## [Directive]
Leave the pictures out. Retype exactly the lines below from the one containing "Write the Chart.js code for this chart." through the one containing "60, 80, 100];", and no others.

## [Materials provided]
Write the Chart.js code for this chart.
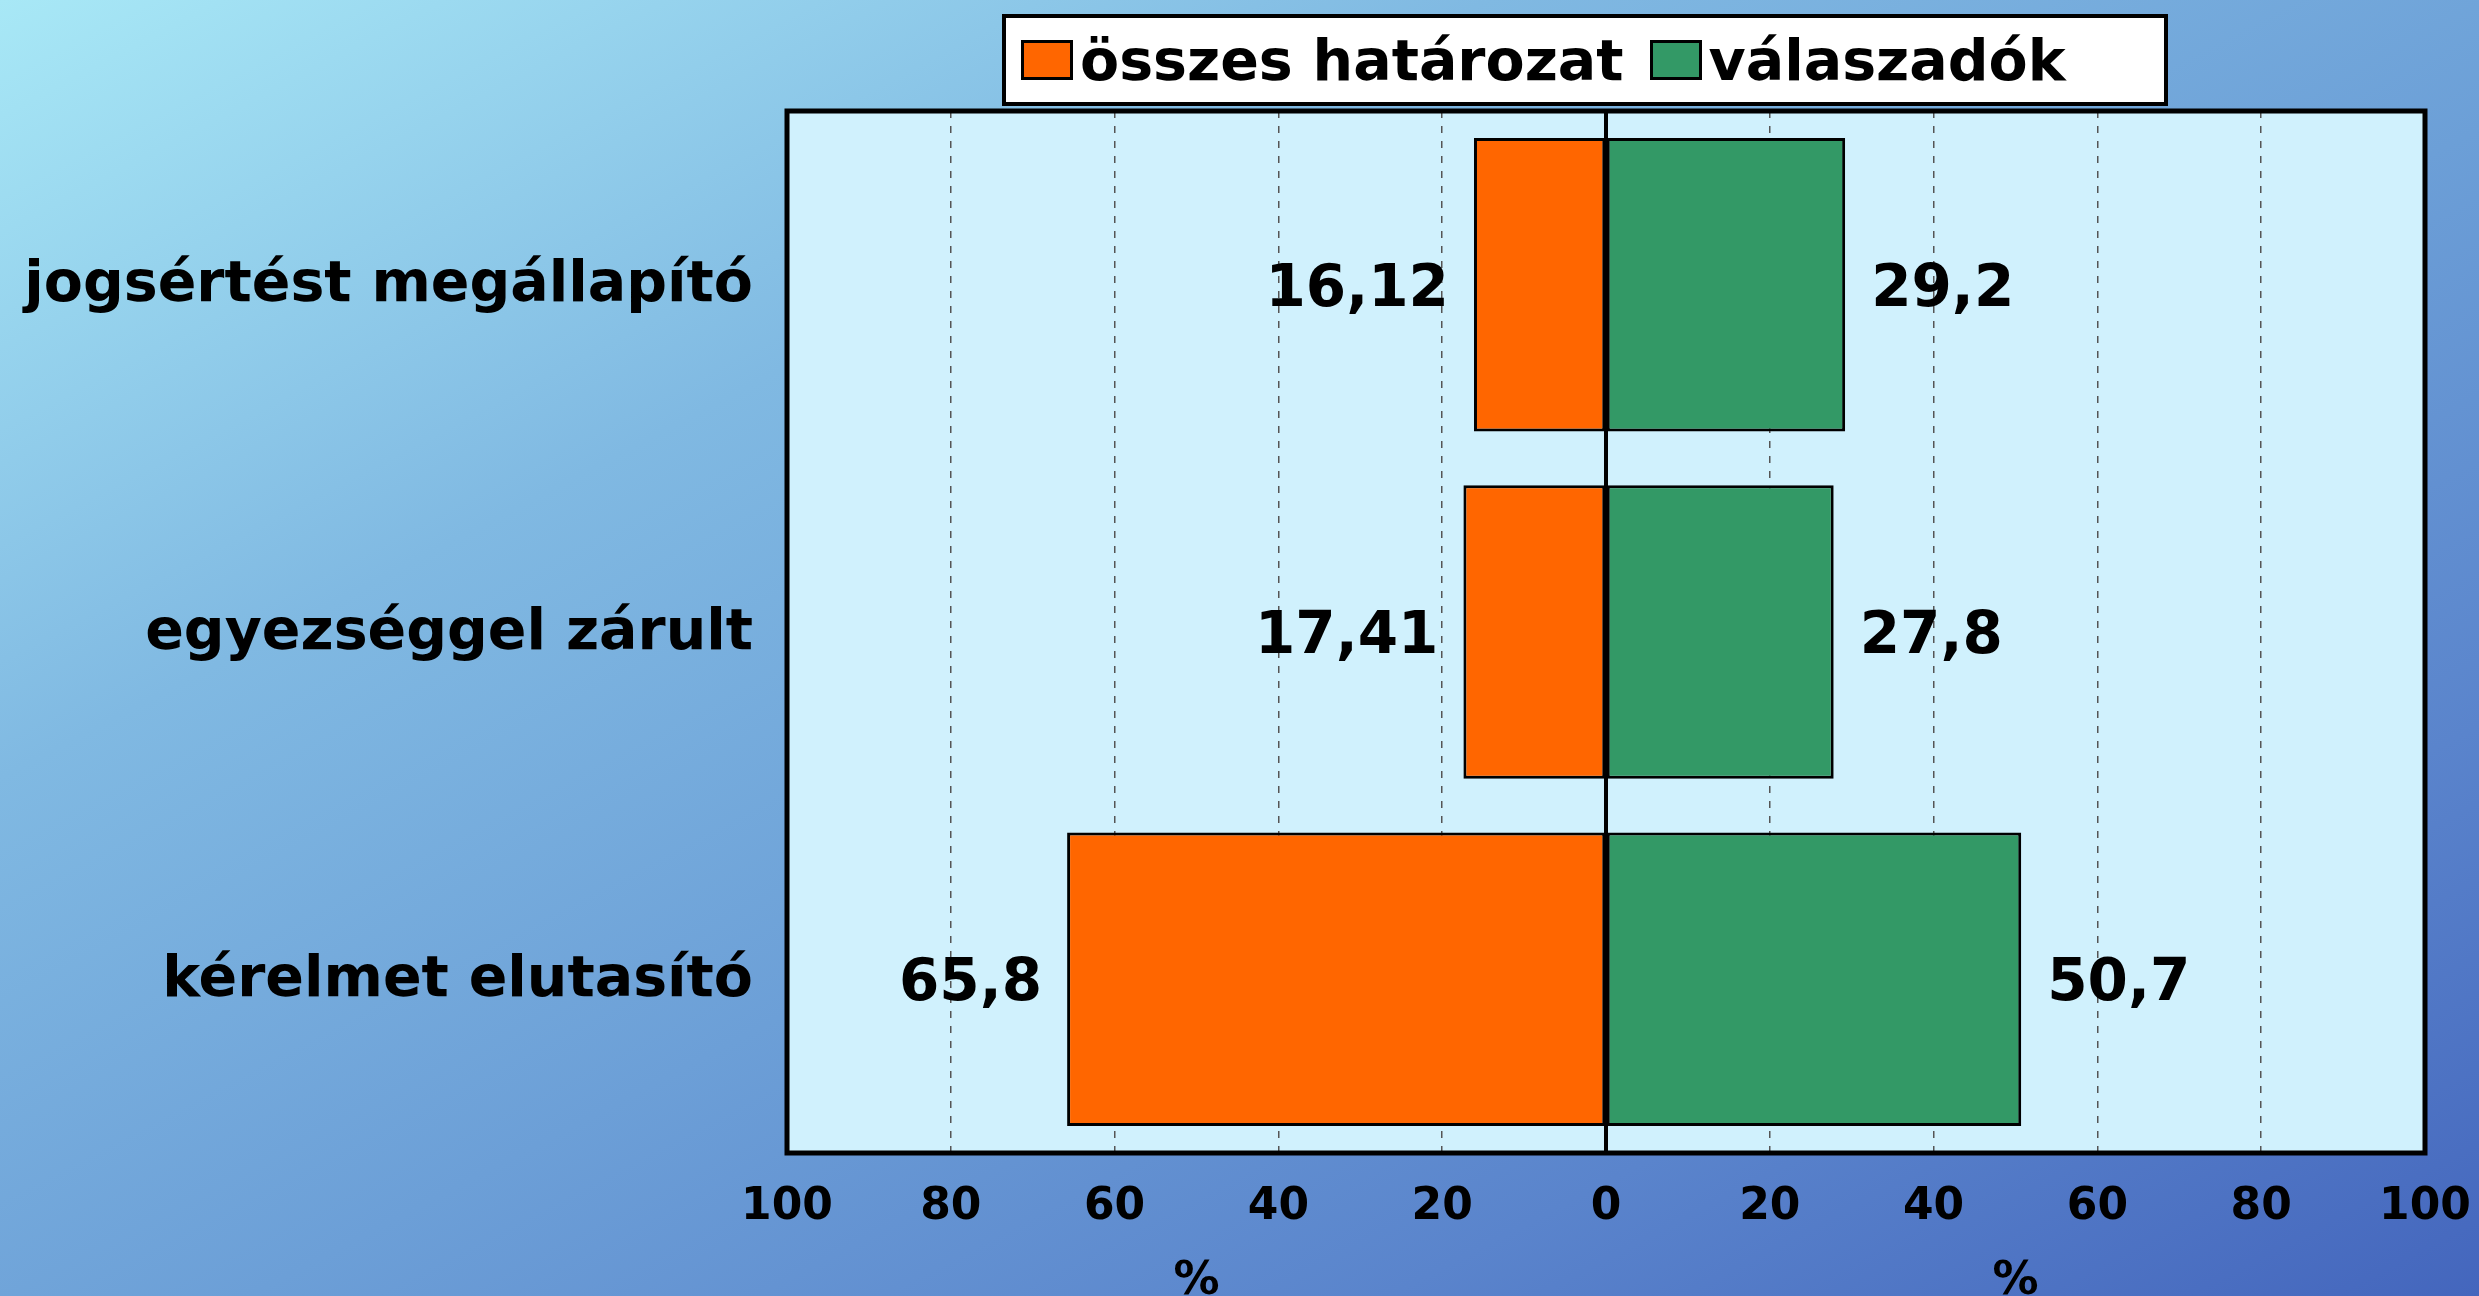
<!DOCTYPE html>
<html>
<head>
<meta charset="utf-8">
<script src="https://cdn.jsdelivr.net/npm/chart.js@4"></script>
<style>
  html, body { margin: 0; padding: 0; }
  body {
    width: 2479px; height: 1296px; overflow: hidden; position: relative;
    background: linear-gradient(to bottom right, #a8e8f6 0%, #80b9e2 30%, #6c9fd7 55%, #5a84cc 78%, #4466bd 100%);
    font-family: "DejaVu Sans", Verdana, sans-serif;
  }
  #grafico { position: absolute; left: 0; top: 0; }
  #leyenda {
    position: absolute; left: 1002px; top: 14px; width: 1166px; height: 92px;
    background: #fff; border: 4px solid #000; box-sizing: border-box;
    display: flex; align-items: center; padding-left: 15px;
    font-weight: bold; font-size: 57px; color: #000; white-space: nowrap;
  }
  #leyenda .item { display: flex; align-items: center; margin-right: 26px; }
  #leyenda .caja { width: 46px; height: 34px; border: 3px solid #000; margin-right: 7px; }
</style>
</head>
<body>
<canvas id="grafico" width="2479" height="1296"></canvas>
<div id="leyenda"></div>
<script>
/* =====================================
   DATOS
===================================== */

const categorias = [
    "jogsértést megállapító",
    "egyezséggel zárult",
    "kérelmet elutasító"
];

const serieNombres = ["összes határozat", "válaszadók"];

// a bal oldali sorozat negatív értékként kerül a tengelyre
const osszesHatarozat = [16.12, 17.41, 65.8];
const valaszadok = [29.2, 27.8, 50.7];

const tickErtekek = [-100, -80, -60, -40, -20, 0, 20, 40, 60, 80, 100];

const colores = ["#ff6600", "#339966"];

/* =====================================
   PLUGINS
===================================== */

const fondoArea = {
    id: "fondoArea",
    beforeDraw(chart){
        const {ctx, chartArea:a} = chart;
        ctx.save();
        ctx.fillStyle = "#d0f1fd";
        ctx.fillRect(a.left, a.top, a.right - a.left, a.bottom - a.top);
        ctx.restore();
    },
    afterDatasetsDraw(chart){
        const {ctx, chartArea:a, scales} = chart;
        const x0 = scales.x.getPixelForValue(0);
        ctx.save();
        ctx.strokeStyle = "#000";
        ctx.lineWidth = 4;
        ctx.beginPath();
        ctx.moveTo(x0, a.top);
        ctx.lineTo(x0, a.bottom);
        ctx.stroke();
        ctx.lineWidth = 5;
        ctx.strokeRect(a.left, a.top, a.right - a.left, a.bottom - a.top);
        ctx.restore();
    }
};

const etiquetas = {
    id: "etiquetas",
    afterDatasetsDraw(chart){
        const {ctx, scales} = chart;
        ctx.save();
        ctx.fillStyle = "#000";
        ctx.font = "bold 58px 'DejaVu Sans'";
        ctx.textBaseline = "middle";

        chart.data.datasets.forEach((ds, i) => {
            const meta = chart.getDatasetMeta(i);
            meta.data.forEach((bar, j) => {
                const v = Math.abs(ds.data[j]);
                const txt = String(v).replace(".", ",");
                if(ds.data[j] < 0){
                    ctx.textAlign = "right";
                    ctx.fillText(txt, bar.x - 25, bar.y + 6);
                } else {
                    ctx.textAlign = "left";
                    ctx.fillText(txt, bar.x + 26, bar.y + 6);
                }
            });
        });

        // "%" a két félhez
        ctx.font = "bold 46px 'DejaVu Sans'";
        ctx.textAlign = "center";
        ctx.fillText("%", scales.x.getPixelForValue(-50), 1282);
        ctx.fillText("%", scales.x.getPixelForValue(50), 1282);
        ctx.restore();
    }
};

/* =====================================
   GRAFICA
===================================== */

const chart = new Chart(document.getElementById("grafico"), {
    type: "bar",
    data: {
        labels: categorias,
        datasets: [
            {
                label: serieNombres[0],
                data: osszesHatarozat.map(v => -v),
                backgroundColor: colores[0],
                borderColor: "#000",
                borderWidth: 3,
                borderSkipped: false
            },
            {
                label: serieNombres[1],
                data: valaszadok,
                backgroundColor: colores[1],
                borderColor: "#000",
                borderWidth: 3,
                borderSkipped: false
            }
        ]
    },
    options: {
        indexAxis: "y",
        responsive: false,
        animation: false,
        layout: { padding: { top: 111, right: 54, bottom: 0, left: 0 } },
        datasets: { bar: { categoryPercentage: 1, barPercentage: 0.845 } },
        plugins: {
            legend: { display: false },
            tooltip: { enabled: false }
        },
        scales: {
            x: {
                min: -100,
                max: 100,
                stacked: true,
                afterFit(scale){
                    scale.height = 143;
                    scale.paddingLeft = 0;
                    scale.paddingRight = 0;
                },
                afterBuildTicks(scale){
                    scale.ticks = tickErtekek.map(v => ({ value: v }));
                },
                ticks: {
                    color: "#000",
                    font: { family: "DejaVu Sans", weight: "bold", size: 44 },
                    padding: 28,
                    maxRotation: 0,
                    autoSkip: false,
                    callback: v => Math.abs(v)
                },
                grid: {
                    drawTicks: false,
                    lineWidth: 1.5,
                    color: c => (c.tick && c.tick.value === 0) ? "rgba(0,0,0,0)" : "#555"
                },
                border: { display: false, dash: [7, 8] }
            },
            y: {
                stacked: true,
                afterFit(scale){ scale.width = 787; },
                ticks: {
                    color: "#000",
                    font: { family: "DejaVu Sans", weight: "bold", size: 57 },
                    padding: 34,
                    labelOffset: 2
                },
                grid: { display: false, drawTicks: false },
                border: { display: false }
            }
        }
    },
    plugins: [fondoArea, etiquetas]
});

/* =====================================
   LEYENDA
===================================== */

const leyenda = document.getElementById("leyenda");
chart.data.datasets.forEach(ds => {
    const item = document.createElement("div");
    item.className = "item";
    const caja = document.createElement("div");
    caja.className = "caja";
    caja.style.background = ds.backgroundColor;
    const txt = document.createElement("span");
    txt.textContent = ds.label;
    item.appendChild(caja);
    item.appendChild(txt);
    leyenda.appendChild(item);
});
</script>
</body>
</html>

==

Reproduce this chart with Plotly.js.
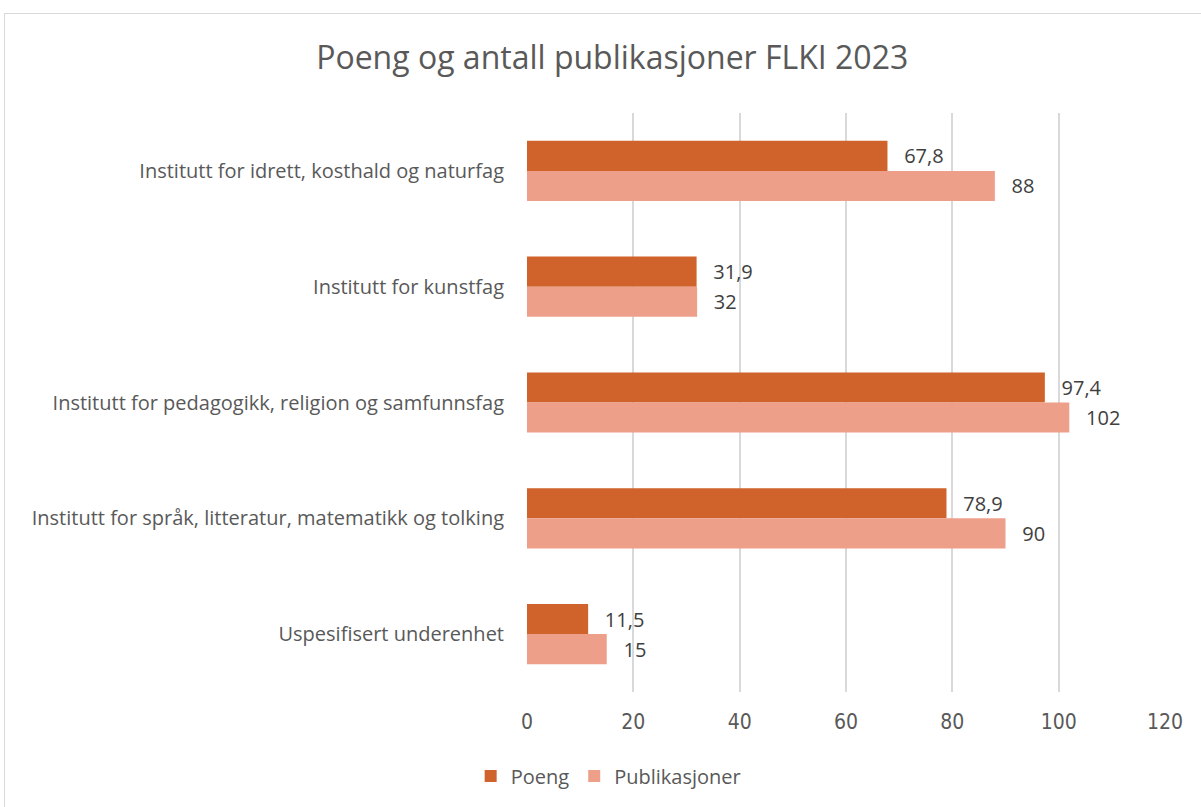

## [Expected answer]
Write the Chart.js code for this chart.
<!DOCTYPE html>
<html>
<head>
<meta charset="utf-8">
<script src="https://cdn.jsdelivr.net/npm/chart.js@4"></script>
<style>
  html, body { margin: 0; padding: 0; }
  body {
    width: 2479px; height: 1296px; overflow: hidden; position: relative;
    background: linear-gradient(to bottom right, #a8e8f6 0%, #80b9e2 30%, #6c9fd7 55%, #5a84cc 78%, #4466bd 100%);
    font-family: "DejaVu Sans", Verdana, sans-serif;
  }
  #grafico { position: absolute; left: 0; top: 0; }
  #leyenda {
    position: absolute; left: 1002px; top: 14px; width: 1166px; height: 92px;
    background: #fff; border: 4px solid #000; box-sizing: border-box;
    display: flex; align-items: center; padding-left: 15px;
    font-weight: bold; font-size: 57px; color: #000; white-space: nowrap;
  }
  #leyenda .item { display: flex; align-items: center; margin-right: 26px; }
  #leyenda .caja { width: 46px; height: 34px; border: 3px solid #000; margin-right: 7px; }
</style>
</head>
<body>
<canvas id="grafico" width="2479" height="1296"></canvas>
<div id="leyenda"></div>
<script>
/* =====================================
   DATOS
===================================== */

const categorias = [
    "jogsértést megállapító",
    "egyezséggel zárult",
    "kérelmet elutasító"
];

const serieNombres = ["összes határozat", "válaszadók"];

// a bal oldali sorozat negatív értékként kerül a tengelyre
const osszesHatarozat = [16.12, 17.41, 65.8];
const valaszadok = [29.2, 27.8, 50.7];

const tickErtekek = [-100, -80, -60, -40, -20, 0, 20, 40, 60, 80, 100];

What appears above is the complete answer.